Personal information
- Born: November 23, 1959 (age 66) Hemet, California, United States

Sport
- Sport: Track and field

= Mark Fricker =

American distance runner

Mark Fricker (born November 23, 1959) is a retired middle-distance track and field runner who achieved the sub-four-minute mile in the 1980s. Fricker failed to win many of the races he ran because he did not possess the fast finishing kick of his contemporaries like Steve Scott, John Walker, Eamon Coughlan, Sydney Maree, Ray Flynn and the other legends of 1980s mile racing. His only actionable strategy to win was to run hard from the beginning of the race.

==Context==
In the time when professionalism in track and field was still relatively new and pacesetters were not written into the rule books, Fricker became a popular addition to major races because he set up the competition to run fast times.

==Early career==
He was a high school star from Hemet High School. In 1977, Fricker won the mile at the prestigious Arcadia Invitational and finished second in the CIF California State Meet, losing on the last lap to kicker Mark Stillman. He then ran for Oregon State University, where he still holds the school record for the 1500-meter run.

==Career peak==
1982 was his peak year, when he managed to achieve the number 10 ranking amongst milers in the United States. He and his bright red hair received much TV time in the lead of big races, like the USA Outdoor Track and Field Championships only to be engulfed by the fast finishers. Steve Scott's training log credits Fricker. Scott set the American Record, Walker set the New Zealand National Record, and Flynn set the Irish National Record in the 1982 Bislett Dream Mile in Oslo, Norway following Fricker's pacesetting. To date, of those three records, only the American record has been improved upon just once, over 25 years later.

In 1984, Fricker finished ninth in the U.S. Olympic Trials after leading the race with almost a quarter mile to go.

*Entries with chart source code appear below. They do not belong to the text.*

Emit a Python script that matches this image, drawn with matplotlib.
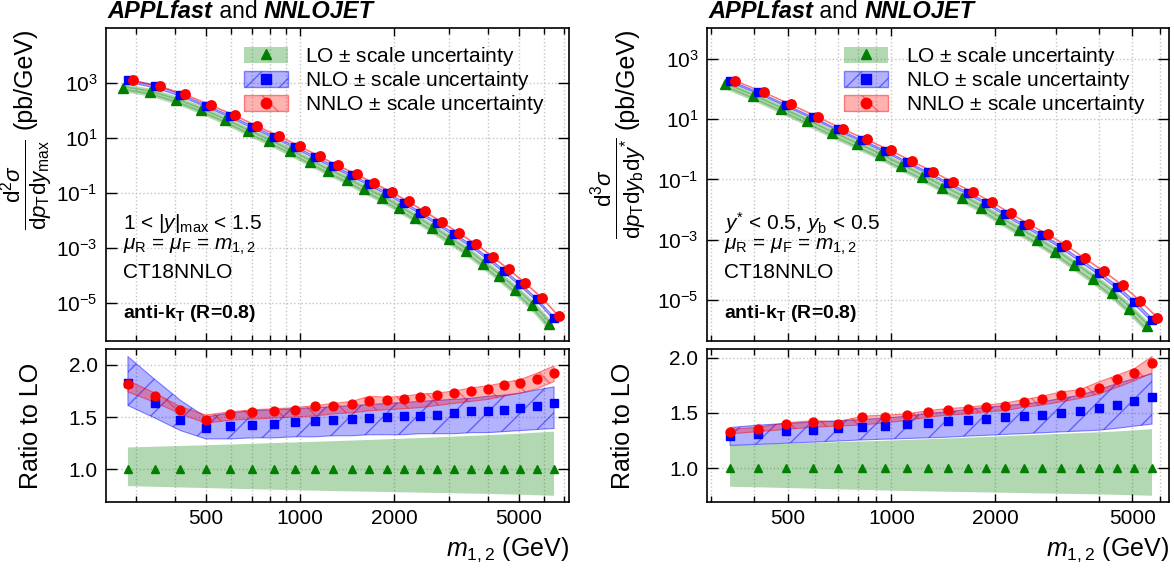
import numpy as np
import matplotlib
matplotlib.use("Agg")
import matplotlib.pyplot as plt
import matplotlib.patches as mpatches
from matplotlib.lines import Line2D
from matplotlib.ticker import FixedLocator, NullFormatter, LogFormatterSciNotation, NullLocator, FixedFormatter

plt.rcParams['font.family'] = ['Liberation Sans', 'DejaVu Sans']
plt.rcParams['mathtext.fontset'] = 'custom'
plt.rcParams['mathtext.rm'] = 'Liberation Sans'
plt.rcParams['mathtext.it'] = 'Liberation Sans:italic'
plt.rcParams['mathtext.bf'] = 'Liberation Sans:bold'
plt.rcParams['axes.linewidth'] = 1.2

# ---------------- data ----------------
# left panel: 1 < |y|max < 1.5
mass_left = [282, 344, 415, 500, 598, 705, 828, 965, 1117, 1273, 1464, 1666,
             1894, 2146, 2420, 2735, 3107, 3528, 3998, 4487, 5060, 5708, 6483]
lo_left = [698, 474, 251, 110, 45, 18, 7.9, 3.3, 1.4, 0.66, 0.31, 0.14, 0.068,
           0.030, 0.013, 0.0054, 0.0021, 8.1e-4, 2.7e-4, 9.5e-5, 3.0e-5, 8.5e-6, 1.7e-6]
lo_up_left = [1.208, 1.215, 1.222, 1.229, 1.236, 1.243, 1.250, 1.256, 1.262, 1.268, 1.274, 1.280,
              1.286, 1.292, 1.298, 1.305, 1.312, 1.319, 1.326, 1.333, 1.340, 1.350, 1.360]
lo_dn_left = [0.837, 0.830, 0.824, 0.818, 0.812, 0.807, 0.802, 0.797, 0.793, 0.789, 0.786, 0.783,
              0.780, 0.777, 0.774, 0.771, 0.768, 0.765, 0.762, 0.758, 0.754, 0.749, 0.744]
nlo_ratio_left = [1.831, 1.633, 1.476, 1.393, 1.409, 1.422, 1.435, 1.450, 1.463, 1.470, 1.479, 1.492,
                  1.502, 1.505, 1.514, 1.524, 1.540, 1.553, 1.562, 1.572, 1.591, 1.604, 1.636]
nlo_up_left = [2.08, 1.86, 1.66, 1.50, 1.54, 1.56, 1.57, 1.58, 1.59, 1.60, 1.61, 1.62,
               1.63, 1.64, 1.65, 1.66, 1.67, 1.68, 1.70, 1.71, 1.73, 1.76, 1.79]
nlo_dn_left = [1.61, 1.49, 1.37, 1.29, 1.29, 1.30, 1.30, 1.31, 1.31, 1.32, 1.32, 1.33,
               1.33, 1.33, 1.34, 1.34, 1.34, 1.35, 1.35, 1.36, 1.37, 1.38, 1.39]
nnlo_ratio_left = [1.815, 1.703, 1.572, 1.476, 1.527, 1.550, 1.556, 1.572, 1.601, 1.607, 1.623, 1.658,
                   1.661, 1.674, 1.696, 1.712, 1.728, 1.751, 1.770, 1.808, 1.824, 1.869, 1.923]
nnlo_up_left = [1.85, 1.73, 1.60, 1.52, 1.55, 1.57, 1.58, 1.59, 1.61, 1.63, 1.65, 1.70,
                1.69, 1.70, 1.72, 1.73, 1.75, 1.78, 1.80, 1.83, 1.86, 1.92, 1.99]
nnlo_dn_left = [1.74, 1.64, 1.53, 1.44, 1.47, 1.48, 1.49, 1.50, 1.51, 1.53, 1.54, 1.56,
                1.57, 1.58, 1.59, 1.61, 1.63, 1.65, 1.67, 1.70, 1.73, 1.77, 1.84]

# right panel: y* < 0.5, yb < 0.5
mass_right = [340, 411, 494, 591, 698, 821, 959, 1106, 1275, 1457, 1664, 1885,
              2139, 2424, 2738, 3102, 3521, 3997, 4515, 5068, 5702]
lo_right = [141, 57.8, 22, 8.4, 3.35, 1.45, 0.64, 0.277, 0.122, 0.054, 0.0253, 0.0118,
            0.00484, 0.00209, 9.7e-4, 4.0e-4, 1.44e-4, 5.2e-5, 1.75e-5, 5.3e-6, 1.38e-6]
lo_up_right = [1.205, 1.213, 1.220, 1.227, 1.234, 1.241, 1.248, 1.255, 1.262, 1.268, 1.275,
               1.282, 1.289, 1.296, 1.303, 1.310, 1.317, 1.324, 1.332, 1.342, 1.352]
lo_dn_right = [0.831, 0.826, 0.820, 0.814, 0.808, 0.803, 0.798, 0.793, 0.789, 0.786, 0.783,
               0.780, 0.777, 0.774, 0.771, 0.768, 0.765, 0.762, 0.758, 0.754, 0.750]
nlo_ratio_right = [1.292, 1.313, 1.334, 1.349, 1.361, 1.373, 1.383, 1.398, 1.410, 1.422, 1.434,
                   1.443, 1.458, 1.467, 1.482, 1.503, 1.521, 1.545, 1.569, 1.605, 1.639]
nlo_up_right = [1.367, 1.389, 1.404, 1.416, 1.428, 1.440, 1.452, 1.470, 1.494, 1.510, 1.530,
                1.550, 1.565, 1.580, 1.600, 1.630, 1.660, 1.710, 1.765, 1.810, 1.855]
nlo_dn_right = [1.205, 1.215, 1.225, 1.235, 1.245, 1.255, 1.262, 1.268, 1.274, 1.280, 1.290,
                1.297, 1.305, 1.312, 1.320, 1.328, 1.335, 1.343, 1.360, 1.380, 1.398]
nnlo_ratio_right = [1.328, 1.355, 1.398, 1.419, 1.395, 1.458, 1.458, 1.479, 1.506, 1.527, 1.539,
                    1.557, 1.566, 1.599, 1.627, 1.666, 1.687, 1.729, 1.804, 1.858, 1.952]
nnlo_up_right = [1.35, 1.37, 1.41, 1.43, 1.42, 1.47, 1.48, 1.49, 1.52, 1.54, 1.55,
                 1.57, 1.59, 1.62, 1.65, 1.69, 1.71, 1.78, 1.84, 1.90, 2.01]
nnlo_dn_right = [1.31, 1.33, 1.35, 1.37, 1.38, 1.39, 1.41, 1.43, 1.46, 1.48, 1.49,
                 1.51, 1.52, 1.55, 1.57, 1.60, 1.63, 1.67, 1.73, 1.79, 1.86]

xticks_major = [500, 1000, 2000, 5000]
xticks_minor = [300, 400, 600, 700, 800, 900, 3000, 4000, 6000, 7000]
yticks_top = [1e-5, 1e-3, 1e-1, 1e1, 1e3]
yticks_ratio = [1.0, 1.5, 2.0]

C_LO, C_NLO, C_NNLO = '#008000', '#0000ff', '#ff0000'
FACE_LO = (0.0, 0.5, 0.0, 0.3)
FACE_NLO = (0.0, 0.0, 1.0, 0.3)
FACE_NNLO = (1.0, 0.0, 0.0, 0.3)
EDGE_NLO = (0.0, 0.0, 1.0, 0.45)
EDGE_NNLO = (1.0, 0.0, 0.0, 0.45)

fig = plt.figure(figsize=(11.74, 5.70), dpi=100)

GRID = dict(color='#c4c4c4', linestyle=':', linewidth=1.0)


def style_axes(ax, xlim):
    ax.set_xscale('log')
    ax.set_xlim(*xlim)
    ax.xaxis.set_major_locator(FixedLocator(xticks_major))
    ax.xaxis.set_minor_locator(FixedLocator(xticks_minor))
    ax.xaxis.set_minor_formatter(NullFormatter())
    ax.tick_params(axis='x', which='major', direction='in', length=5.5, width=1.0,
                   top=True, bottom=True, labelsize=15, pad=5)
    ax.tick_params(axis='x', which='minor', direction='in', length=4.5, width=1.0,
                   top=True, bottom=True)
    ax.tick_params(axis='y', which='major', direction='in', length=8, width=1.0,
                   left=True, right=True, labelsize=15, pad=6)
    ax.yaxis.set_minor_locator(NullLocator())
    ax.grid(True, which='both', axis='x', **GRID)
    ax.grid(True, which='major', axis='y', **GRID)
    ax.set_axisbelow(True)


def panel(left, width, mass, lo, lo_up, lo_dn, nlo_r, nlo_up, nlo_dn,
          nnlo_r, nnlo_up, nnlo_dn, xlim, ylim_top, ylim_rat, frac, unit_x, frac_xy,
          rat_x, notes):
    m = np.array(mass, float)
    lo = np.array(lo, float)
    axt = fig.add_axes([left, 0.4023, width, 0.5491])
    axr = fig.add_axes([left, 0.1198, width, 0.2674])

    # ---- top panel ----
    shift = 1.037
    m_lo, m_nnlo = m / shift, m * shift
    axt.fill_between(m_lo, lo * np.array(lo_dn), lo * np.array(lo_up), facecolor=FACE_LO,
                     edgecolor=FACE_LO, linewidth=2.5, zorder=2)
    nlo = lo * np.array(nlo_r)
    nnlo = lo * np.array(nnlo_r)
    axt.fill_between(m, lo * np.array(nlo_dn), lo * np.array(nlo_up), facecolor=FACE_NLO,
                     edgecolor=EDGE_NLO, linewidth=0.8, zorder=3)
    axt.fill_between(m_nnlo, lo * np.array(nnlo_dn), lo * np.array(nnlo_up), facecolor=FACE_NNLO,
                     edgecolor=EDGE_NNLO, linewidth=0.8, zorder=3)
    axt.plot(m_lo, lo, linestyle='none', marker='^', ms=7, color=C_LO, zorder=5)
    axt.plot(m, nlo, linestyle='none', marker='s', ms=6, color=C_NLO, zorder=6)
    axt.plot(m_nnlo, nnlo, linestyle='none', marker='o', ms=6.8, color=C_NNLO, zorder=7)
    axt.set_yscale('log')
    style_axes(axt, xlim)
    axt.set_ylim(*ylim_top)
    axt.yaxis.set_major_locator(FixedLocator(yticks_top))
    axt.yaxis.set_major_formatter(LogFormatterSciNotation())
    axt.tick_params(axis='x', labelbottom=False)

    # y label: unit and fraction as two rotated texts
    axt.text(unit_x, 1.0, '(pb/GeV)', transform=axt.transAxes, rotation=90,
             fontsize=18, ha='center', va='top')
    axt.text(frac_xy[0], frac_xy[1], frac, transform=axt.transAxes, rotation=90,
             fontsize=23, ha='center', va='center')

    # legend
    h_lo = (mpatches.Patch(facecolor=FACE_LO, edgecolor='none'),
            Line2D([], [], linestyle='none', marker='^', ms=7.5, color=C_LO))
    h_nlo = (mpatches.Patch(facecolor=FACE_NLO, edgecolor=EDGE_NLO, hatch='/', linewidth=1.0),
             Line2D([], [], linestyle='none', marker='s', ms=6.5, color=C_NLO))
    h_nnlo = (mpatches.Patch(facecolor=FACE_NNLO, edgecolor=EDGE_NNLO, hatch='\\', linewidth=1.0),
              Line2D([], [], linestyle='none', marker='o', ms=7.5, color=C_NNLO))
    axt.legend([h_lo, h_nlo, h_nnlo],
               [r'LO $\pm$ scale uncertainty', r'NLO $\pm$ scale uncertainty',
                r'NNLO $\pm$ scale uncertainty'],
               loc='upper left', bbox_to_anchor=(0.298, 0.945), frameon=False, fontsize=15,
               borderpad=0, borderaxespad=0, handlelength=2.1, handleheight=0.8,
               handletextpad=0.85, labelspacing=0.06)

    # annotations
    ys = [0.376, 0.299, 0.219]
    for y, txt in zip(ys, notes):
        axt.text(0.037, y, txt, transform=axt.transAxes, fontsize=15, va='center', ha='left')
    axt.text(0.037, 0.088, r'anti-k$_\mathbf{T}$ (R=0.8)', transform=axt.transAxes,
             fontsize=14, fontweight='bold', va='center', ha='left')

    # title
    t1 = axt.text(0.004, 1.015, 'APPLfast', transform=axt.transAxes, fontsize=17,
                  fontweight='bold', fontstyle='italic', va='bottom', ha='left')
    t2 = axt.annotate(' and ', xy=(1, 0), xycoords=t1, fontsize=16.5, va='bottom', ha='left')
    axt.annotate('NNLOJET', xy=(1, 0), xycoords=t2, fontsize=17, fontweight='bold',
                 fontstyle='italic', va='bottom', ha='left')

    # ---- ratio panel ----
    lo_ratio = lo / lo
    axr.fill_between(m, lo_dn, lo_up, facecolor=FACE_LO, edgecolor='none', zorder=2)
    axr.fill_between(m, nlo_dn, nlo_up, facecolor=FACE_NLO, edgecolor=EDGE_NLO, hatch='/',
                     linewidth=0.8, zorder=3)
    axr.fill_between(m, nnlo_dn, nnlo_up, facecolor=FACE_NNLO, edgecolor=EDGE_NNLO, hatch='\\',
                     linewidth=0.8, zorder=4)
    axr.plot(m, lo_ratio, linestyle='none', marker='^', ms=6.2, color=C_LO, zorder=5)
    axr.plot(m, nlo_r, linestyle='none', marker='s', ms=5.8, color=C_NLO, zorder=6)
    axr.plot(m, nnlo_r, linestyle='none', marker='o', ms=6.4, color=C_NNLO, zorder=7)
    style_axes(axr, xlim)
    axr.set_ylim(*ylim_rat)
    axr.yaxis.set_major_locator(FixedLocator(yticks_ratio))
    axr.yaxis.set_major_formatter(FixedFormatter(['1.0', '1.5', '2.0']))
    axr.xaxis.set_major_formatter(FixedFormatter([str(v) for v in xticks_major]))
    axr.set_ylabel('Ratio to LO', fontsize=18)
    axr.yaxis.set_label_coords(rat_x, 0.5)
    axr.set_xlabel(r'$m_{1,2}$ (GeV)', fontsize=18, loc='right')
    axr.xaxis.set_label_coords(1.0, -0.22)
    return axt, axr


panel(0.0903, 0.3941, mass_left, lo_left, lo_up_left, lo_dn_left, nlo_ratio_left,
      nlo_up_left, nlo_dn_left, nnlo_ratio_left, nnlo_up_left, nnlo_dn_left,
      xlim=(240, 7220), ylim_top=(4.3e-7, 1.05e5), ylim_rat=(0.687, 2.15),
      frac=r'$\frac{\mathrm{d}^2\sigma}{\mathrm{d}p_\mathrm{T}\mathrm{d}y_\mathrm{max}}$',
      unit_x=-0.177, frac_xy=(-0.172, 0.50), rat_x=-0.136,
      notes=[r'$1$ < |$y$|$_\mathrm{max}$ < 1.5',
             r'$\mu_\mathrm{R}$ = $\mu_\mathrm{F}$ = $m_{1,2}$', 'CT18NNLO'])

panel(0.6020, 0.3935, mass_right, lo_right, lo_up_right, lo_dn_right, nlo_ratio_right,
      nlo_up_right, nlo_dn_right, nnlo_ratio_right, nnlo_up_right, nnlo_dn_right,
      xlim=(291, 6375), ylim_top=(4.6e-7, 1.06e4), ylim_rat=(0.696, 2.075),
      frac=r'$\frac{\mathrm{d}^3\sigma}{\mathrm{d}p_\mathrm{T}\mathrm{d}y_\mathrm{b}\mathrm{d}y^{*}}$',
      unit_x=-0.174, frac_xy=(-0.19, 0.488), rat_x=-0.155,
      notes=[r'$y^{*}$ < 0.5, $y_\mathrm{b}$ < 0.5',
             r'$\mu_\mathrm{R}$ = $\mu_\mathrm{F}$ = $m_{1,2}$', 'CT18NNLO'])

fig.savefig('out.png', dpi=100)
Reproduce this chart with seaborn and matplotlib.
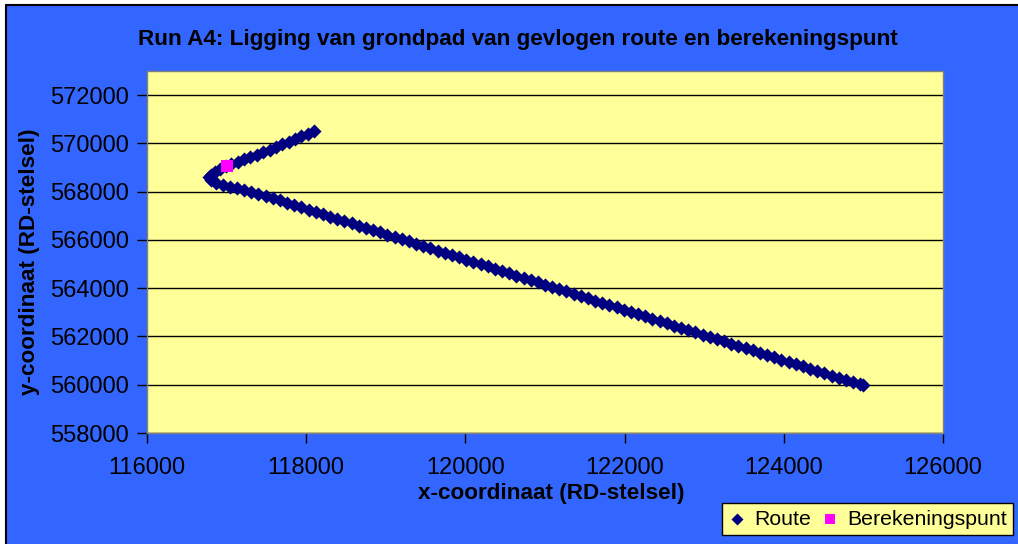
import matplotlib
matplotlib.use("Agg")
import matplotlib.pyplot as plt
from matplotlib.patches import Rectangle
from matplotlib.lines import Line2D
import seaborn as sns

# grondpad van de gevlogen route (RD-stelsel)
route_x = [118100, 118020, 117940, 117860, 117780, 117700, 117620, 117540, 117460, 117380,
           117300, 117220, 117140, 117060, 116990, 116920, 116850, 116800, 116780,
           116800, 116870, 116950, 117040, 117130, 117220, 117310, 117400, 117490, 117580,
           117670, 117760, 117850, 117940, 118030, 118120, 118210, 118300, 118390, 118480,
           118570, 118660, 118750, 118840, 118930, 119020, 119110, 119200, 119290, 119380,
           119470, 119560, 119650, 119740, 119830, 119920, 120010, 120100, 120190, 120280,
           120370, 120460, 120550, 120640, 120730, 120820, 120910, 121000, 121090, 121180,
           121270, 121360, 121450, 121540, 121630, 121720, 121810, 121900, 121990, 122080,
           122170, 122260, 122350, 122440, 122530, 122620, 122710, 122800, 122890, 122980,
           123070, 123160, 123250, 123340, 123430, 123520, 123610, 123700, 123790, 123880,
           123970, 124060, 124150, 124240, 124330, 124420, 124510, 124600, 124690, 124780,
           124870, 124960, 125000]
route_y = [570520, 570410, 570300, 570185, 570070, 569960, 569850, 569745, 569640, 569540,
           569440, 569340, 569240, 569140, 569050, 568950, 568820, 568700, 568600,
           568480, 568360, 568280, 568200, 568140, 568070, 568000, 567900, 567820, 567730,
           567640, 567540, 567440, 567350, 567250, 567160, 567060, 566970, 566870, 566780,
           566690, 566590, 566500, 566410, 566310, 566220, 566130, 566030, 565940, 565840,
           565750, 565650, 565560, 565460, 565370, 565280, 565180, 565090, 564990, 564900,
           564810, 564710, 564620, 564520, 564430, 564340, 564240, 564150, 564050, 563960,
           563870, 563770, 563680, 563580, 563490, 563400, 563300, 563210, 563110, 563020,
           562920, 562830, 562740, 562640, 562550, 562450, 562360, 562270, 562170, 562080,
           561980, 561890, 561800, 561700, 561610, 561510, 561420, 561320, 561230, 561140,
           561040, 560950, 560850, 560760, 560660, 560570, 560470, 560380, 560290, 560190,
           560100, 560010, 559980]

punt_x = [117000]
punt_y = [569050]

x_ticks = [116000, 118000, 120000, 122000, 124000, 126000]
y_ticks = [558000, 560000, 562000, 564000, 566000, 568000, 570000, 572000]

sns.set_style("ticks")
plt.rcParams['font.family'] = ['Liberation Sans', 'DejaVu Sans']
plt.rcParams['text.color'] = 'black'

fig = plt.figure(figsize=(10.18, 5.44), dpi=100, facecolor='white')
# blauwe achtergrond met zwarte rand links en boven
fig.add_artist(Rectangle((6 / 1018, 0), 1, 1 - 5 / 544, transform=fig.transFigure,
                         facecolor='#3366FF', edgecolor='none', zorder=-10))
fig.add_artist(Line2D([6 / 1018, 6 / 1018], [0, 1 - 5 / 544], transform=fig.transFigure,
                      color='black', lw=1.5, zorder=-5))
fig.add_artist(Line2D([6 / 1018, 1], [1 - 5 / 544, 1 - 5 / 544], transform=fig.transFigure,
                      color='black', lw=1.5, zorder=-5))

ax = fig.add_axes([147 / 1018, 1 - 433 / 544, 796 / 1018, 362 / 544])
ax.set_facecolor('#FFFF99')

sns.scatterplot(x=route_x, y=route_y, marker='D', color='#000080', s=52, linewidth=0,
                ax=ax, label='Route', zorder=3)
sns.scatterplot(x=punt_x, y=punt_y, marker='s', color='#FF00FF', s=68, linewidth=0,
                ax=ax, label='Berekeningspunt', zorder=4)

ax.set_xlim(116000, 126000)
ax.set_ylim(558000, 573000)
ax.set_xticks(x_ticks)
ax.set_yticks(y_ticks)
ax.set_xticklabels([str(v) for v in x_ticks])
ax.set_yticklabels([str(v) for v in y_ticks])
ax.yaxis.grid(True, color='black', lw=1)
ax.xaxis.grid(False)
ax.set_axisbelow(True)
ax.tick_params(axis='both', labelsize=17, direction='out', length=7, width=1,
               color='black', labelcolor='black')
ax.tick_params(axis='x', pad=10)
ax.tick_params(axis='y', pad=6)
for sp in ax.spines.values():
    sp.set_color('#808080')
    sp.set_linewidth(1)
ax.set_xlabel('')
ax.set_ylabel('')

handles, labels = ax.get_legend_handles_labels()
ax.get_legend().remove()
fig.legend(handles, labels, ncol=2, loc='lower right', bbox_to_anchor=(1013 / 1018, 9 / 544),
           borderaxespad=0, frameon=True, fancybox=False, facecolor='#FFFF99',
           edgecolor='black', framealpha=1, fontsize=15.3, handlelength=0.8,
           handletextpad=0.4, columnspacing=0.5, borderpad=0.3, markerscale=0.85)

fig.text(518 / 1018, 1 - 39 / 544, 'Run A4: Ligging van grondpad van gevlogen route en berekeningspunt',
         fontsize=16.2, fontweight='bold', ha='center', va='center')
fig.text(551 / 1018, 1 - 494 / 544, 'x-coordinaat (RD-stelsel)', fontsize=16.2,
         fontweight='bold', ha='center', va='center')
fig.text(30 / 1018, 1 - 262 / 544, 'y-coordinaat (RD-stelsel)', fontsize=16.2,
         fontweight='bold', ha='center', va='center', rotation=90)

fig.savefig('out.png', dpi=100, facecolor=fig.get_facecolor())
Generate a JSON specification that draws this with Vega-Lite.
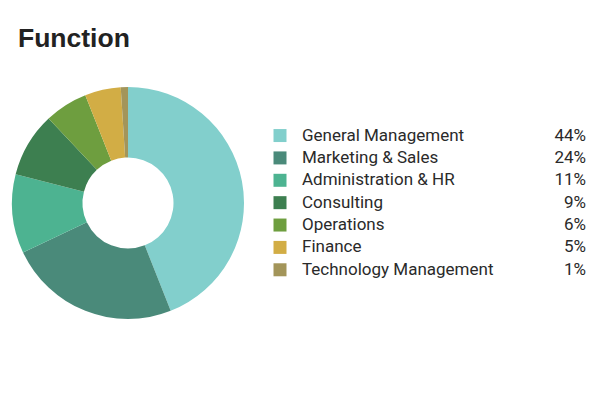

Fricker's career extended for most of the 1980s based on his ability to set up great races

Fricker's record for a 1500-meter run has been ranked as the 658th best 1500m run time ever recorded.

==Personal life==
Fricker's daughter, McKayla won the 2014 NCAA Women's Division II Outdoor Track and Field Championships in 800 meters while representing Seattle Pacific University. After college, she was the training partner of Alexa Efraimson.